Outcome: David’s restructured portfolio generated S$5,800 in annual interest income—20% below peak but 71% better than doing nothing. More valuable: reduced cognitive load through automation and strategic simplification. Time saved allowed focus on career advancement (which ultimately matters more than basis points on savings).


Case 4: The High Net Worth Individual – Grace Chen, Age 51

Profile:

  • Net worth: S$3.2 million
  • Liquid savings: S$1,200,000
  • Investment portfolio: S$1,500,000 (separate from savings analysis)
  • Monthly income: S$35,000+ (business owner)
  • Risk tolerance: Sophisticated, diversified approach
  • Goals: Wealth preservation, tax optimization, legacy planning

Pre-Rate Cut Strategy: Maintained S$500,000 in structured deposits earning 4-4.5%, S$400,000 in money market funds yielding 3.8%, S$200,000 in private banking time deposits at 3.5%, and S$100,000 in working capital.
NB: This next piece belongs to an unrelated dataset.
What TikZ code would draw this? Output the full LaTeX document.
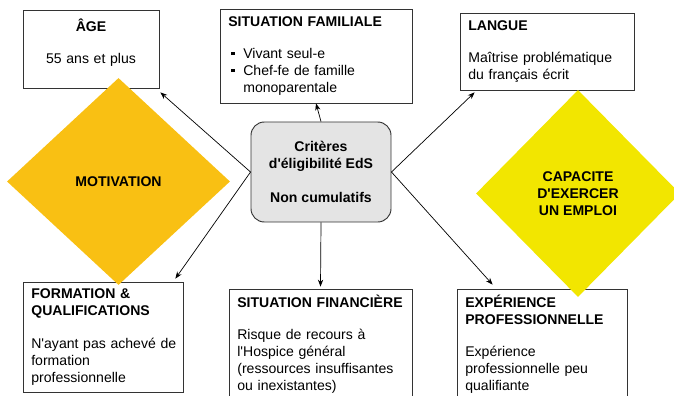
\documentclass[tikz,border=0pt]{standalone}
\usepackage{fontspec}
\newfontfamily\arial{Liberation Sans}
\usetikzlibrary{shapes.geometric,arrows.meta}
\definecolor{jaunefonce}{HTML}{F9C013}
\definecolor{jaune}{HTML}{F2E600}
\definecolor{grisclair}{HTML}{E4E4E4}
\definecolor{trait}{HTML}{333333}
\newcommand{\txt}{\arial\fontsize{12}{14.5}\selectfont}
\newcommand{\puce}{\makebox[0.45cm][l]{\hspace{0.09cm}\rule[0.1cm]{0.11cm}{0.11cm}}}

\begin{document}
\begin{tikzpicture}[
    x=0.03cm, y=-0.03cm,
    every node/.style={font=\txt},
    boite/.style={rectangle, draw=trait, line width=0.6pt, fill=white, inner xsep=0.25cm, inner ysep=0pt, align=left},
    centre/.style={rectangle, draw=trait, line width=0.8pt, fill=grisclair, rounded corners=0.4cm, align=center, font=\txt\bfseries, minimum width=4.2cm, minimum height=3cm},
    losange/.style={diamond, inner sep=0pt, align=center, font=\txt\bfseries},
    fleche/.style={-{Stealth[length=6pt, width=4.5pt]}, line width=0.6pt}
]
\useasboundingbox (0,0) rectangle (674,396);

% Criteres
\node[boite, align=center, text width=3.58cm, minimum height=2.34cm] (age) at (91,49) {\textbf{ÂGE}\\[13pt]55 ans et plus\\[-5pt]\strut};
\node[boite, text width=5.26cm, minimum height=2.82cm] (famille) at (316,56) {\textbf{SITUATION FAMILIALE}\\[13pt]\puce Vivant seul-e\\\puce Chef-fe de famille\\\hspace*{0.45cm}monoparentale};
\node[boite, text width=4.72cm, minimum height=2.31cm] (langue) at (547,51.5) {\textbf{LANGUE}\\[13pt]Maîtrise problématique\\du français écrit};
\node[boite, text width=4.3cm, minimum height=3.3cm] (formation) at (103,337) {\textbf{FORMATION \&}\\\textbf{QUALIFICATIONS}\\[13pt]\mbox{N'ayant pas achevé de}\\formation\\professionnelle};
\node[boite, text width=4.99cm, minimum height=3.3cm] (finance) at (320.5,344) {\textbf{SITUATION FINANCIÈRE}\\[13pt]Risque de recours à\\l'Hospice général\\(ressources insuffisantes\\ou inexistantes)};
\node[boite, text width=4.6cm, minimum height=3.3cm] (experience) at (542,344) {\textbf{EXPÉRIENCE}\\\textbf{PROFESSIONNELLE}\\[13pt]Expérience\\professionnelle peu\\qualifiante};

% Centre
\node[centre] (criteres) at (321,172) {Critères\\d'éligibilité EdS\\[14pt]Non cumulatifs};

% Losanges
\node[losange, fill=jaunefonce, minimum width=6.69cm, minimum height=6.21cm] (motivation) at (118.5,181.5) {MOTIVATION};
\node[losange, fill=jaune, minimum width=6.12cm, minimum height=6.21cm] (capacite) at (578,193.5) {CAPACITE\\D'EXERCER\\UN EMPLOI};

% Fleches
\draw[fleche] (criteres.west) -- ([shift={(1,4)}]age.south east);
\draw[fleche] (criteres.north) -- (famille.south);
\draw[fleche] (criteres.east) -- ([shift={(15,2)}]langue.south west);
\draw[fleche] (criteres.west) -- ([shift={(-8,-3)}]formation.north east);
\draw[fleche] (criteres.south) -- ([yshift=0.06cm]finance.north);
\draw[fleche] (criteres.east) -- ([shift={(36,-4)}]experience.north west);

\end{tikzpicture}
\end{document}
Annual interest: approximately S$44,500.

Post-Rate Cut Reality: Structured deposit rates fell to 2-2.5%, money market to 2%, private banking rates to 1.8%. Projected interest: S$25,000—44% decline representing S$19,500 annual loss.

Impact Analysis:

  • Absolute wealth impact: S$19,500 annually = S$97,500 over five years
  • Relative impact: Despite high net worth, same percentage loss as mass market
  • Tax planning disruption: Lower interest income changed optimal tax structures
  • Legacy planning: Reduced ability to gift/donate from interest income without touching principal
  • Bank relationship value: Premium banking benefits worth less if rates aren’t competitive

Solutions Implemented:

Elite Banking Optimization (Immediate):

  1. Relationship Manager Negotiation:
    • Leveraged total relationship value to negotiate custom rates
    • Secured 2.8% on S$500,000 time deposit (vs. standard 1.8%)
    • Obtained fee waivers on wealth management services (S$12,000 annual value)
  2. Multi-Bank Strategy:
    • Spread funds across three private banks to maximize relationship benefits
    • Each bank offered differentiated advantages (rates, investment access, credit facilities)
    • Maintained S$300-500k with each for optimal tier positioning
  3. Structured Product Review:
    • Evaluated existing structured deposits against new opportunities
    • Some products had embedded floors/collars that protected against rate declines
    • Reallocated S$200,000 to dual currency investments with enhanced yields (accepting FX risk)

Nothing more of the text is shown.